Google Chrome will soon allow users to easily restore tab groups that they’ve accidentally closed, since the browser’s history will now both remember and showcase them in the Recently Closed sub-menu.

Chrome tab groups were the browser’s way of displaying a more organized approach to managing one’s multiple webpages online. After all, how many times have we taken a break from work, gone down a YouTube binging spree, only to realize that 20 minutes in one has 20 tabs open and almost all of them are important to both the task at hand and leisure time. Tab groups allowed users to right click on tabs, assign them a color, and then group all relevant webpages so no mix-ups took place. This approach to webpage organization, while certainly intuitive at a glance, slightly gave way under the glaring eye of practical usage and scrutiny.

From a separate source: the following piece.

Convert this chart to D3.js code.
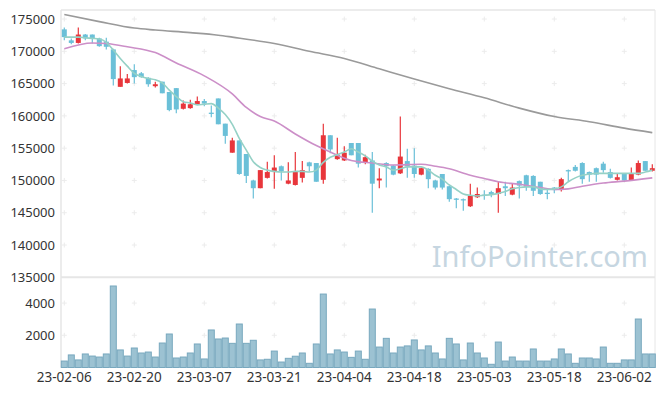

Problems ultimately lie with the fact that while grouping under color tags is a nifty visual cue, it ultimately serves no purpose in the long run since groups would better serve their purpose as reminders of content that users forgot they opened. It would be rather difficult for a user to forget what they looked up 15 or 20 minutes down the line, thus making groups no more than cleaner ways of arranging tabs. However, a new update to the Chrome interface adds more to tab groups, making them more useful to individuals.

Chrome’s history will now remember tab groups, color and webpages alike, and feature them on the Recently Closed menu. This way, tab groups no longer only visually denote subjects of a similar matter, but also allow them to be recalled if closed. Suddenly, the original objective of maintaining a clean browser space is given more volume. Users can easily group together webpages they’d rather come back to on a later date and close them without the fear of their memory slipping away.

Currently this feature is not available on Chrome’s regular or stable build, and is only accessible on Chrome Canary (as is the case with all upcoming features currently undergoing beta testing or late-stage development). If users wish to have a swing at the update, downloading and using the Canary build should be no issue. Otherwise, patience may prove to be a virtue, since the feature might come to Chrome proper soon enough.